I love, and have used, the WH setting many times. But the system in any edition is junk.


----------



## Jd Smith1 (Apr 21, 2020)

The Hierophant said:


> I'd also recommend Adventures in Middle Earth. It’s low magic 5e.




See post #12.


----------



## S'mon (Apr 21, 2020)

Jd Smith1 said:


> Conventional fantasy with a much smaller emphasis on spellcasting and magic in general.




I'm using Mini Six in my low magic Primeval Thule campaign, it works very well - Mini Six: Bare Bones Edition - AntiPaladin Games | DriveThruRPG.com
There is a spell system but it's a lot less ubiquitous than 5e D&D.

Low Fantasy Gaming PRODUCTS & CONTENT does low magic D&D. Unlike AiME PCs can still have spells and it's towards the sword & sorcery side of fantasy.


----------



## Aldarc (Apr 21, 2020)

_Low Fantasy Gaming_ by Pickpocket Press 

_The Hero's Journey_ by Gallant Knight Games 

_Beyond the Wall and Other Adventures_ by Flatland Games


----------



## Bluenose (Apr 21, 2020)

S'mon said:


> Low Fantasy Gaming PRODUCTS & CONTENT does low magic D&D. Unlike AiME PCs can still have spells and it's towards the sword & sorcery side of fantasy.




Players can have some magic in AiME, though not entirely in the form of "spells".

The one game I'm surprised not to have seen mentioned is Modiphius' Conan: Adventures in an Age Undreamed Of. It's on the higher side of complexity (less than Gurps, more than Runequest or Mythras) and it is very much Sword & Sorcery, but it does low-magic rather well.


----------



## EpicureanDM (Apr 22, 2020)

Jd Smith1 said:


> I quit after AD&D (1e to you).



Oh, _Advanced_ Dungeons & Dragons? Never heard of it. Did it go by another name?


----------



## reelo (Apr 22, 2020)

Crypts & Things.

It's a heavily modded version of Basic D&D.
Health and Healing are interesting.
Magic does exist, but casting comes at the price of corruption.


----------



## Jaeger (Apr 22, 2020)

Jd Smith1 said:


> I love, and have used, the WH setting many times. But the system in any edition is junk.




100% true.

For a game that supposedly uses a straight forward d100% system - they always seem to make things too clever by half. And I've seen better play tested indie rpg's sold at conventions in the early 90's that came in a 3 ring binder, than what they did system wise with WHFRP 4e.

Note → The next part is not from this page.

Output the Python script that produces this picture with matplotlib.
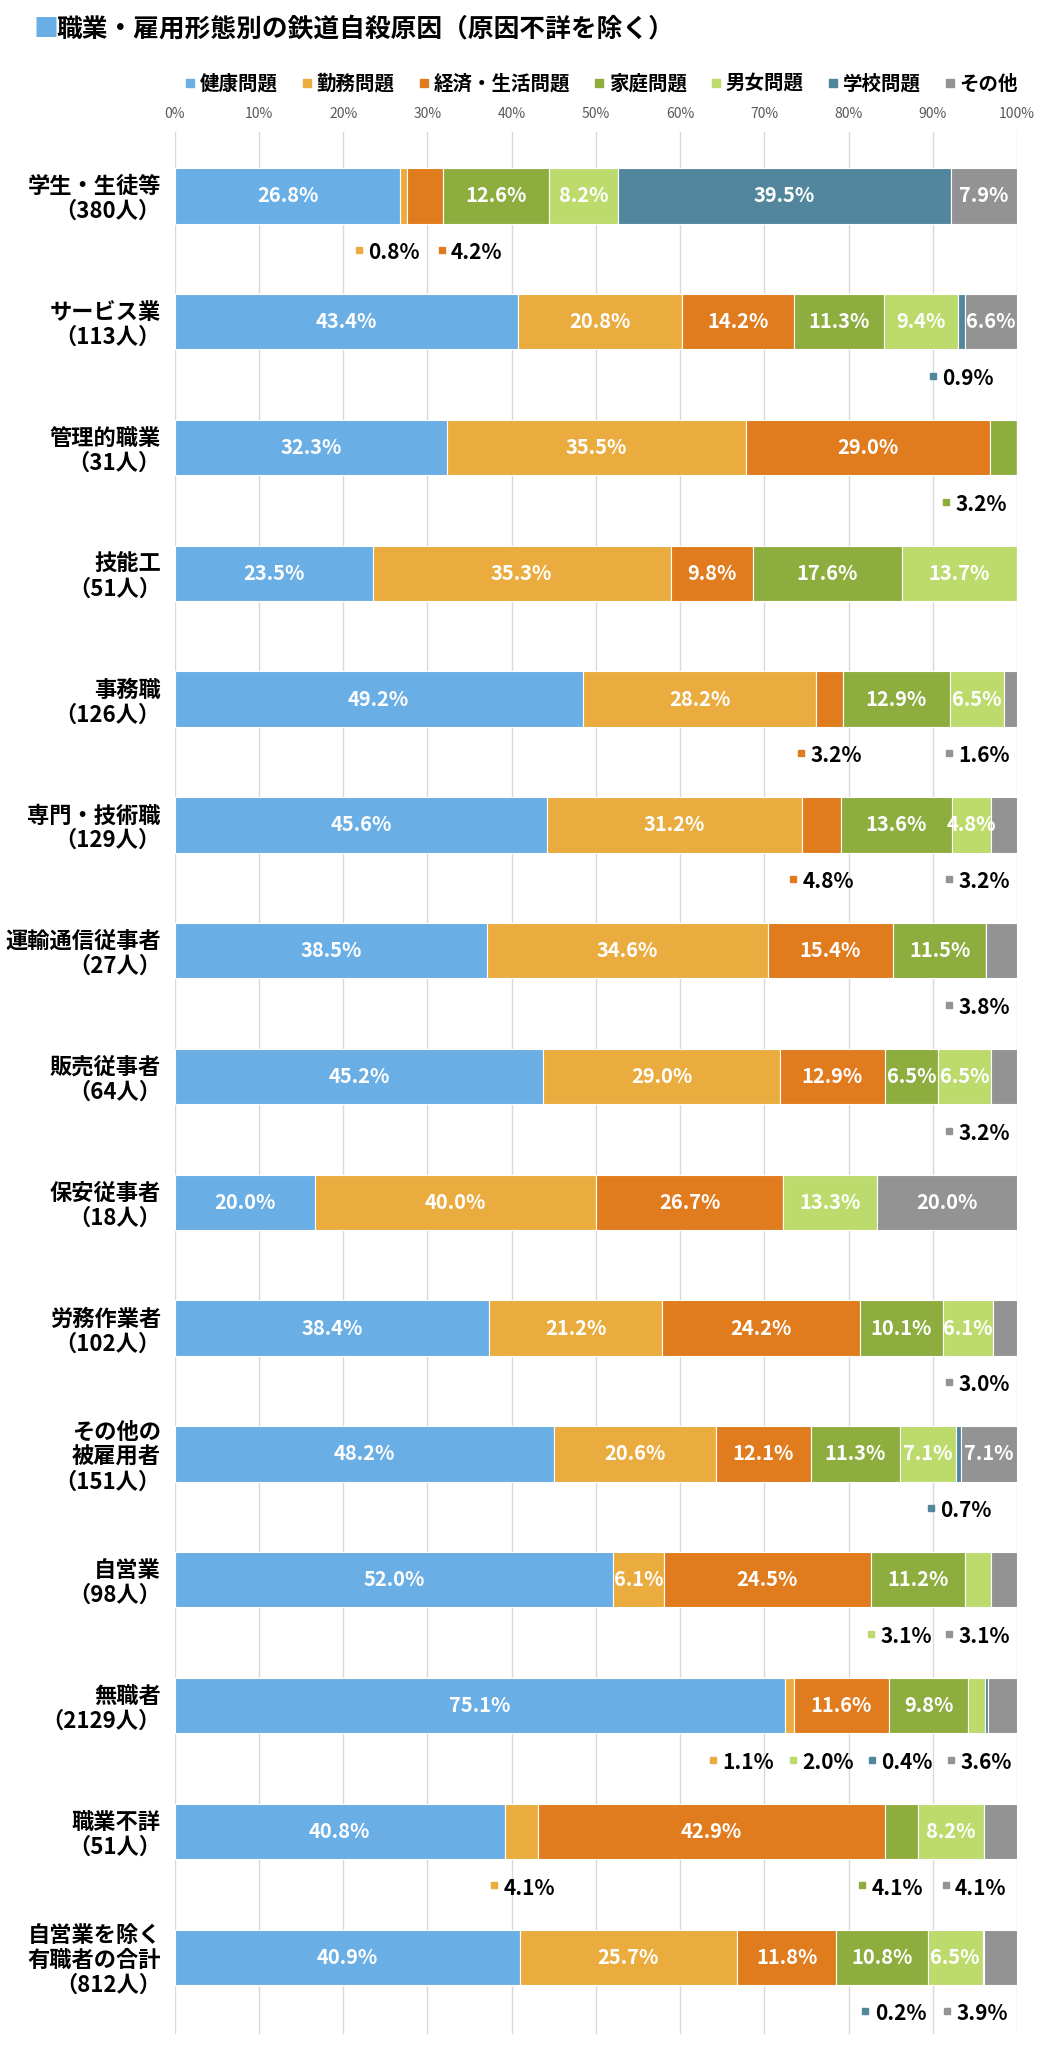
import numpy as np
import matplotlib
matplotlib.use("Agg")
from matplotlib import pyplot as plt
from matplotlib.lines import Line2D

plt.rcParams['font.family'] = ['Noto Sans CJK JP', 'DejaVu Sans']

# occupations and number of people
jobs = ['学生・生徒等', 'サービス業', '管理的職業', '技能工', '事務職', '専門・技術職',
        '運輸通信従事者', '販売従事者', '保安従事者', '労務作業者', 'その他の\n被雇用者',
        '自営業', '無職者', '職業不詳', '自営業を除く\n有職者の合計']
people = [380, 113, 31, 51, 126, 129, 27, 64, 18, 102, 151, 98, 2129, 51, 812]

causes = ['健康問題', '勤務問題', '経済・生活問題', '家庭問題', '男女問題', '学校問題', 'その他']
health = [26.8, 43.4, 32.3, 23.5, 49.2, 45.6, 38.5, 45.2, 20.0, 38.4, 48.2, 52.0, 75.1, 40.8, 40.9]
work = [0.8, 20.8, 35.5, 35.3, 28.2, 31.2, 34.6, 29.0, 40.0, 21.2, 20.6, 6.1, 1.1, 4.1, 25.7]
money = [4.2, 14.2, 29.0, 9.8, 3.2, 4.8, 15.4, 12.9, 26.7, 24.2, 12.1, 24.5, 11.6, 42.9, 11.8]
family = [12.6, 11.3, 3.2, 17.6, 12.9, 13.6, 11.5, 6.5, 0, 10.1, 11.3, 11.2, 9.8, 4.1, 10.8]
love = [8.2, 9.4, 0, 13.7, 6.5, 4.8, 0, 6.5, 13.3, 6.1, 7.1, 3.1, 2.0, 8.2, 6.5]
school = [39.5, 0.9, 0, 0, 0, 0, 0, 0, 0, 0, 0.7, 0, 0.4, 0, 0.2]
other = [7.9, 6.6, 0, 0, 1.6, 3.2, 3.8, 3.2, 20.0, 3.0, 7.1, 3.1, 3.6, 4.1, 3.9]

colors = ['#69AEE5', '#EBAC3F', '#E07B1E', '#8DAD3F', '#BDDB6D', '#52869D', '#939393']

# labels placed under the bar: (row, cause index, x of marker in %)
outside = [(0, 1, 21.9), (0, 2, 31.7), (1, 5, 90.0), (2, 3, 91.6),
           (4, 2, 74.4), (4, 6, 91.9), (5, 2, 73.4), (5, 6, 91.9),
           (6, 6, 91.9), (7, 6, 91.9), (9, 6, 91.9), (10, 5, 89.8),
           (11, 4, 82.7), (11, 6, 91.9),
           (12, 1, 63.9), (12, 4, 73.4), (12, 5, 82.8), (12, 6, 92.2),
           (13, 1, 37.9), (13, 3, 81.6), (13, 6, 91.5),
           (14, 5, 82.0), (14, 6, 91.7)]

vals = np.array([health, work, money, family, love, school, other])
share = vals / vals.sum(axis=0) * 100  # 100% stacked like excel

fig = plt.figure(figsize=(10.4, 20.52), dpi=100)
ax = fig.add_axes([0.168, 0.0088, 0.81, 0.927])

ys = np.arange(len(jobs))
left = np.zeros(len(jobs))
skip = {(r, c) for r, c, _ in outside}
for c in range(len(causes)):
    ax.barh(ys, share[c], left=left, height=0.44, color=colors[c],
            edgecolor='white', linewidth=0.8, zorder=3)
    for r in range(len(jobs)):
        if vals[c, r] > 0 and (r, c) not in skip:
            ax.text(left[r] + share[c, r] / 2, ys[r], '%.1f%%' % vals[c, r],
                    ha='center', va='center', color='white', fontsize=14.5,
                    fontweight='bold', zorder=4)
    left += share[c]

for r, c, x in outside:
    ax.plot([x], [ys[r] + 0.43], marker='s', markersize=5, color=colors[c], zorder=4)
    ax.text(x + 1.1, ys[r] + 0.45, '%.1f%%' % vals[c, r], ha='left', va='center',
            color='black', fontsize=15, fontweight='bold')

ax.set_xlim(0, 100)
ax.set_ylim(len(jobs) - 1 + 0.61, -0.51)
ax.set_xticks(np.arange(0, 101, 10))
ax.set_xticklabels(['%d%%' % t for t in range(0, 101, 10)], color='#595959', fontsize=10)
ax.xaxis.tick_top()
ax.tick_params(axis='x', length=0, pad=8)
ax.grid(axis='x', color='#d9d9d9', linewidth=1, zorder=0)
ax.set_yticks(ys)
ax.set_yticklabels(['%s\n（%d人）' % (j, n) for j, n in zip(jobs, people)],
                   fontsize=16, fontweight='bold', linespacing=1.1)
ax.tick_params(axis='y', length=0, pad=10)
for s in ax.spines.values():
    s.set_visible(False)

handles = [Line2D([], [], marker='s', linestyle='none', markersize=6, color=col) for col in colors]
leg = fig.legend(handles, causes, loc='center', bbox_to_anchor=(0.577, 0.959), ncol=7,
                 frameon=False, handletextpad=0.1, columnspacing=1.1, handlelength=0.8,
                 prop={'size': 14, 'weight': 'bold'})

fig.text(0.032, 0.986, '■', color=colors[0], fontsize=18, va='center', ha='left')
fig.text(0.054, 0.986, '職業・雇用形態別の鉄道自殺原因（原因不詳を除く）', fontsize=18.5,
         fontweight='bold', va='center', ha='left')

fig.savefig('out.png', dpi=100, facecolor='white')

If I got my hands on WHFRP for version 5 fixing it would not be hard. I'd start with the OpenQuest d100 system, and adjust for flavor. Then follow it up with a 6 month open playtest to iron out the kinks. It just isn't that hard to get a playable system for WHFRP.




S'mon said:


> I'm using Mini Six in my low magic Primeval Thule campaign, it works very well - Mini Six: Bare Bones Edition - AntiPaladin Games | DriveThruRPG.com
> There is a spell system but it's a lot less ubiquitous than 5e D&D.
> 
> Low Fantasy Gaming PRODUCTS & CONTENT does low magic D&D. Unlike AiME PCs can still have spells and it's towards the sword & sorcery side of fantasy.

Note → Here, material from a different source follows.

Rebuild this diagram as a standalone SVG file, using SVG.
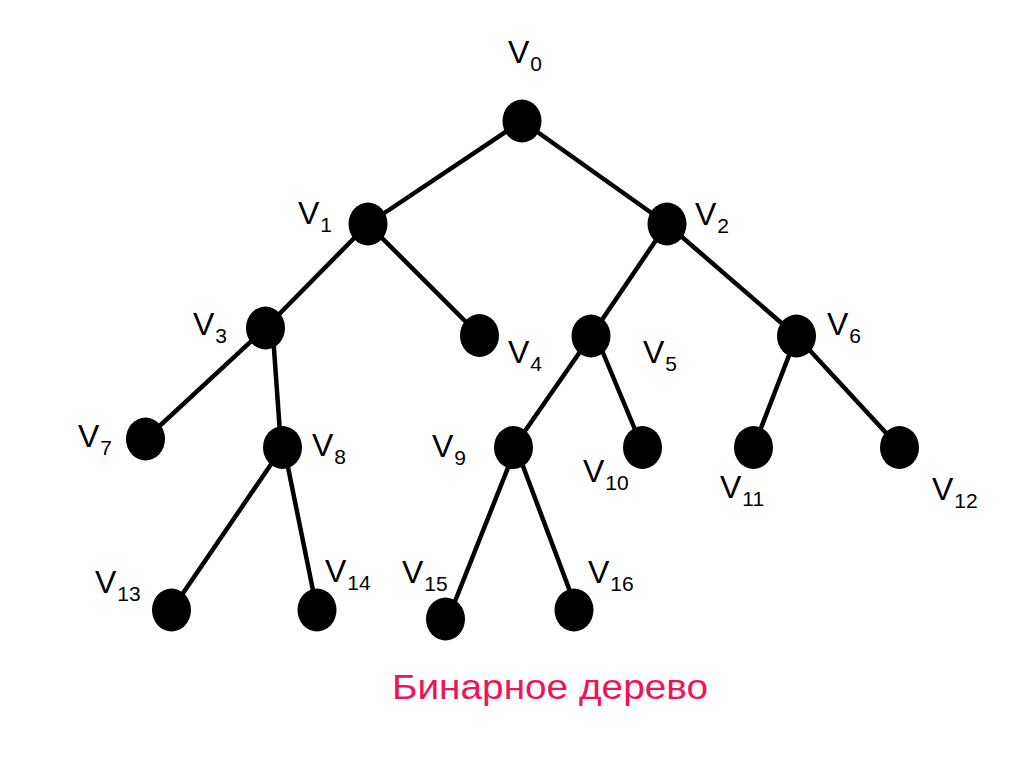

I'll second these, Low Fantasy Gaming hits a really decent sweet spot, and is worth a hard look. There is even a free PDF version you can get to see if you like it enough to plunk down cold hard cash for the dead tree version.

For me, AiME is still a little too 5e ish… Yes, magic is heavily toned down, but they still keep the hit point bloat to level 20, and the character creation/class ability thing is still a bit of a hot mess.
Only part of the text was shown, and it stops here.